◆ The task ◆
Gather all lines from the material that contain "with".

◆ Data excerpts ◆
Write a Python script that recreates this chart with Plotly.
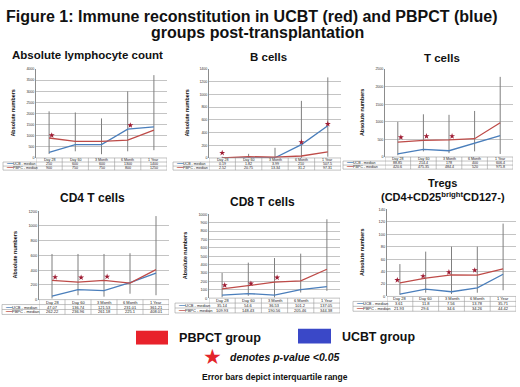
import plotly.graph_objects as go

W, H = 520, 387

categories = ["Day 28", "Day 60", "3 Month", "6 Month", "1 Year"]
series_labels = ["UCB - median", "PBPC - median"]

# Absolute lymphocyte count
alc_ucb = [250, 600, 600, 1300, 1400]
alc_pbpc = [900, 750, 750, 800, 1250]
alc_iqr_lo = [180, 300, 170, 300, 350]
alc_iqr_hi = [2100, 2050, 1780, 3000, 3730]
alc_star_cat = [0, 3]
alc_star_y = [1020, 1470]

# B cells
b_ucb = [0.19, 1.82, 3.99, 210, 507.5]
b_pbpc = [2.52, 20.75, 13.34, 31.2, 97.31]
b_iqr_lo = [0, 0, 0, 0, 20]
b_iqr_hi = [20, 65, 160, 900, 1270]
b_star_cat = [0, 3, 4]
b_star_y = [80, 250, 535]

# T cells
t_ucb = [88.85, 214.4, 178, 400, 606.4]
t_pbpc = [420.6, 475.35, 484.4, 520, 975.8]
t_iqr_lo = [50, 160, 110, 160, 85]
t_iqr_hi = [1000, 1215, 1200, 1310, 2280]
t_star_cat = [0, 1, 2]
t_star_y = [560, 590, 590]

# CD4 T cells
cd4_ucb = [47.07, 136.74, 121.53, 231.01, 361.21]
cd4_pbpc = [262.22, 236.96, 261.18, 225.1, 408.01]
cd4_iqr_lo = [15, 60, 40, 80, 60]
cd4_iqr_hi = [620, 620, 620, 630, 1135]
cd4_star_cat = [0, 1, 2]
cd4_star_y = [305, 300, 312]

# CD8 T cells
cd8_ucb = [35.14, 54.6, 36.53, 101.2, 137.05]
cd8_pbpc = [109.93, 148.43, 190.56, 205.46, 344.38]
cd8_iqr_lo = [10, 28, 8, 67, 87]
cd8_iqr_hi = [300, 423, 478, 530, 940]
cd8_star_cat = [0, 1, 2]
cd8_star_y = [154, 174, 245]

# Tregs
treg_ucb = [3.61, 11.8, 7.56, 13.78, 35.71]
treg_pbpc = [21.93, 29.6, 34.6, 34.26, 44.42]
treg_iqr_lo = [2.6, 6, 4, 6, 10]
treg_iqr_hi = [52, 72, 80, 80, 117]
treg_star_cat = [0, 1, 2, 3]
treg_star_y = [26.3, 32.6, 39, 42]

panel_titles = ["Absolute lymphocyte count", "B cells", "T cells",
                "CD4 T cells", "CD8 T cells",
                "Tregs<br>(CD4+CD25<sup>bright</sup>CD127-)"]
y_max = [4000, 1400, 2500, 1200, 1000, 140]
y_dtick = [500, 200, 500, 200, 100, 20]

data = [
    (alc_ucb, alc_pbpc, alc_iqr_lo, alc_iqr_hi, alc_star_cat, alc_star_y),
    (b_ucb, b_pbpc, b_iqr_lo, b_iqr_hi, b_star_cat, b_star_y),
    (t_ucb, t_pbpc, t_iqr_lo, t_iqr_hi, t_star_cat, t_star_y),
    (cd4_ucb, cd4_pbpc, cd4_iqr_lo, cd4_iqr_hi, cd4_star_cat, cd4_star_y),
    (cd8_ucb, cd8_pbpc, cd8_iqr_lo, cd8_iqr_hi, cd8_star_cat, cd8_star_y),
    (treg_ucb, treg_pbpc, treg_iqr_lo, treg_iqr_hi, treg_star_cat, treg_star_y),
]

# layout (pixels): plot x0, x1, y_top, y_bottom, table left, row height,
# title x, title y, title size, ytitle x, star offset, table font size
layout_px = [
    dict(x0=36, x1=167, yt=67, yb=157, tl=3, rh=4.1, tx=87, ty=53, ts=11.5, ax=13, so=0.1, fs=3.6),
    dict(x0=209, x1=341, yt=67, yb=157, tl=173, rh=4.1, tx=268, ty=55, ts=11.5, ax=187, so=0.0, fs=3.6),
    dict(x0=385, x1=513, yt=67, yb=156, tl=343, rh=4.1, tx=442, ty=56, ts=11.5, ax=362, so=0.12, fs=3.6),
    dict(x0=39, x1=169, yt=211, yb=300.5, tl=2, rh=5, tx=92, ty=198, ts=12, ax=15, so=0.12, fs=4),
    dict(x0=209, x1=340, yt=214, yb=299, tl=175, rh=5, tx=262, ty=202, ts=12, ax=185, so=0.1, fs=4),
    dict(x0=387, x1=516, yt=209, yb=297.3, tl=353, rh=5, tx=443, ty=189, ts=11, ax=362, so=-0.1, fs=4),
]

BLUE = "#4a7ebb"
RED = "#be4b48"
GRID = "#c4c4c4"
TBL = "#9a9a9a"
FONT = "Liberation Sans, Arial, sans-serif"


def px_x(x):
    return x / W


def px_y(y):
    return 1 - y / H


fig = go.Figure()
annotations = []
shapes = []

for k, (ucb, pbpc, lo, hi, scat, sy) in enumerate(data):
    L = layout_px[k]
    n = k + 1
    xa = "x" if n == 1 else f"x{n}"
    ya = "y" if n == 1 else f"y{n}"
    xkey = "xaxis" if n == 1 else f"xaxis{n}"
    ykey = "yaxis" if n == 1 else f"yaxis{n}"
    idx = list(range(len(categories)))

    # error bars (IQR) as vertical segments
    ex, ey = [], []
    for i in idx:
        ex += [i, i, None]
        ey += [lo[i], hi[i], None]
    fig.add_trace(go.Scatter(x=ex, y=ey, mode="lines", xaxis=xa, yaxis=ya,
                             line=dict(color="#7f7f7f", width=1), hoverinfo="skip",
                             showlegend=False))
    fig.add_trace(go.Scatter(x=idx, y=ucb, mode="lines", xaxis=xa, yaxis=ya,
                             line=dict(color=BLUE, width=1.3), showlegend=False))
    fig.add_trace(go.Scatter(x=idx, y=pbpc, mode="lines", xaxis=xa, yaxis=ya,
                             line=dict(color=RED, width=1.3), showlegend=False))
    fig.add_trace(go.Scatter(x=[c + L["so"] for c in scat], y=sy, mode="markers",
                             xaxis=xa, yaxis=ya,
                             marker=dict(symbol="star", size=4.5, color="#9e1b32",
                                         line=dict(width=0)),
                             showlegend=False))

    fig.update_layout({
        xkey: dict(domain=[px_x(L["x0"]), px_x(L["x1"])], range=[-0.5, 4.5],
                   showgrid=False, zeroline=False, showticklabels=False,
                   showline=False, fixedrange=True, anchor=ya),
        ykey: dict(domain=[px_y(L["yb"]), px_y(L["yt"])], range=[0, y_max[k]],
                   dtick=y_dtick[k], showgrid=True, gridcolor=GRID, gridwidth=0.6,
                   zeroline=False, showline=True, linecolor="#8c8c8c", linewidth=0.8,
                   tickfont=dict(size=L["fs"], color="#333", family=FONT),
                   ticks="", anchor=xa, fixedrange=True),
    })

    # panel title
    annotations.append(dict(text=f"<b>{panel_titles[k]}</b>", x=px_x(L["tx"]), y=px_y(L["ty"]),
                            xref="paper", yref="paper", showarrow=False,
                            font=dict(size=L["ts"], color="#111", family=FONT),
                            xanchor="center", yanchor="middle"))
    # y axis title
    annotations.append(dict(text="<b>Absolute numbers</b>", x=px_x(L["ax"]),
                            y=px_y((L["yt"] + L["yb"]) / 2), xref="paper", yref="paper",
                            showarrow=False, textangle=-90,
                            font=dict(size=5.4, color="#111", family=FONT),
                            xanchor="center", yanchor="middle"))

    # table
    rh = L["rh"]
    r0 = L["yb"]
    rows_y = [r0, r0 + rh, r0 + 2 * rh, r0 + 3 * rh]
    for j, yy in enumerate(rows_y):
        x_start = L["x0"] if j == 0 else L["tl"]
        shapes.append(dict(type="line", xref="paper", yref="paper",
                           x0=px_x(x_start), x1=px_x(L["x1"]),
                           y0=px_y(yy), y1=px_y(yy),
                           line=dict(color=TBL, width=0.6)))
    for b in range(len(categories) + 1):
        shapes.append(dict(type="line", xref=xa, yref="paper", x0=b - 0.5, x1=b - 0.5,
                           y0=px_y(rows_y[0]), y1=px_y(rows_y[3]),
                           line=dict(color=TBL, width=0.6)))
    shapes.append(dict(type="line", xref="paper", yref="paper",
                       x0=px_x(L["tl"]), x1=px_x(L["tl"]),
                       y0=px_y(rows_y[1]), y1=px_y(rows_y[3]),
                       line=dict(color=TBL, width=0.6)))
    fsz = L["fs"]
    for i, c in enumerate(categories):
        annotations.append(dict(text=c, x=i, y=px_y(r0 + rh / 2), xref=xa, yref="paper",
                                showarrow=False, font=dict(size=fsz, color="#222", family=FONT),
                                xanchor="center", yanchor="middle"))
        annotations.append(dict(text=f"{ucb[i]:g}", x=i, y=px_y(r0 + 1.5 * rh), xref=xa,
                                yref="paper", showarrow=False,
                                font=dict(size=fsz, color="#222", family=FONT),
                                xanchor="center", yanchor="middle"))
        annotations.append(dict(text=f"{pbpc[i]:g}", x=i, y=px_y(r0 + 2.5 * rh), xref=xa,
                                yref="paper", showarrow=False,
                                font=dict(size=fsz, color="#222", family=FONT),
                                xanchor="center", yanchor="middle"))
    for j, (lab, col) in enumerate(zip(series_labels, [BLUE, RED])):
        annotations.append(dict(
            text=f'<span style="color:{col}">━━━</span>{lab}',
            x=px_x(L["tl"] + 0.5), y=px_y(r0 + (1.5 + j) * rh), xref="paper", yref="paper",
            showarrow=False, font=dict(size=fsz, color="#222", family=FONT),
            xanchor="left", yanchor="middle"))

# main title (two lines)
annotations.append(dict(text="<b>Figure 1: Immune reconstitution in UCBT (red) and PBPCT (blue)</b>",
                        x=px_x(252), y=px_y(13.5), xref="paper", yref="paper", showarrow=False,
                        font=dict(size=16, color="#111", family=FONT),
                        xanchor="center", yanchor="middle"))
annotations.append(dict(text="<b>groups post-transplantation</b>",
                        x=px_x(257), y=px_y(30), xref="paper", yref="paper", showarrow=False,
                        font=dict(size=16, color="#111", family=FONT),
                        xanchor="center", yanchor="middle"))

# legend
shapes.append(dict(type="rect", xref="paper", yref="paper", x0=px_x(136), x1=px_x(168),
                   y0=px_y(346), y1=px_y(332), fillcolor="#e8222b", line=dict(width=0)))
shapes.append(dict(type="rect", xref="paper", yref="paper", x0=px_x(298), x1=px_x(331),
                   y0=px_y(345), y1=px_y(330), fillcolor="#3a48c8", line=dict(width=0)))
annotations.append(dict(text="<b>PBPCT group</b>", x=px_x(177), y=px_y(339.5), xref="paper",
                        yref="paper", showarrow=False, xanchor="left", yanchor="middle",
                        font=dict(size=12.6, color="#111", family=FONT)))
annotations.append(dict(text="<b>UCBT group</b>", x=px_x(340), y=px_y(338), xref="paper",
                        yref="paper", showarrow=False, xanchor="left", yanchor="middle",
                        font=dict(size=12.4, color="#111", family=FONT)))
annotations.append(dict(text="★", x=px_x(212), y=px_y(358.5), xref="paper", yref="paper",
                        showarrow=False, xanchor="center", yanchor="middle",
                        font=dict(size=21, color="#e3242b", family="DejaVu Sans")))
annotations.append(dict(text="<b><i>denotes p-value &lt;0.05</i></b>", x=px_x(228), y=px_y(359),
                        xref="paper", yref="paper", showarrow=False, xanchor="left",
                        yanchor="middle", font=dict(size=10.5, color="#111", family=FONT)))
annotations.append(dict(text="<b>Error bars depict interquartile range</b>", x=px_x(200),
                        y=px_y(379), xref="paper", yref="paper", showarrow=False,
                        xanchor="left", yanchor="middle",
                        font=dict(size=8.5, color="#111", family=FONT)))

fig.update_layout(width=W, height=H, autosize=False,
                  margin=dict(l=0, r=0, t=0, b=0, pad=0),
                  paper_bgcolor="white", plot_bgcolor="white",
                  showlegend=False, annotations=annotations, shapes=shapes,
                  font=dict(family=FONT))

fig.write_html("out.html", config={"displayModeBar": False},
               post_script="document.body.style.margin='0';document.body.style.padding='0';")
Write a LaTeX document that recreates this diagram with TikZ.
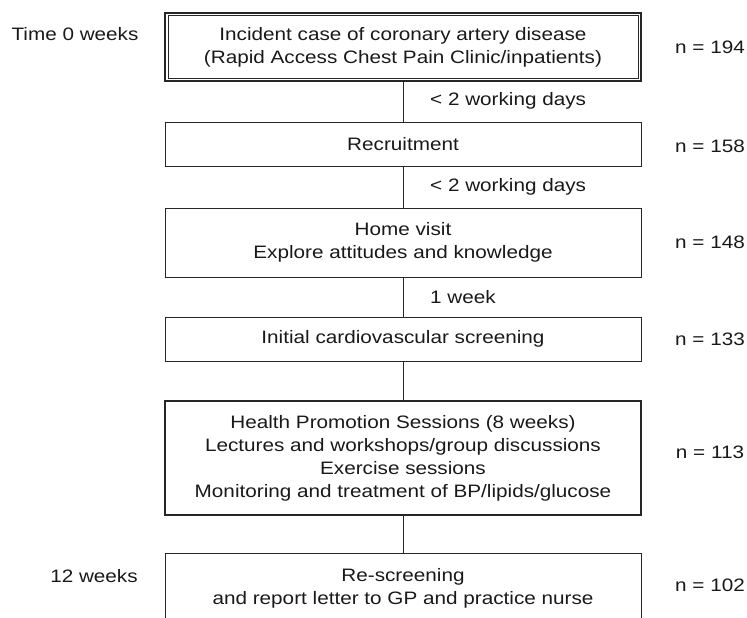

◆ Task output ◆
Write a Python script that recreates this chart with Plotly.
Write a LaTeX document that recreates this diagram with TikZ.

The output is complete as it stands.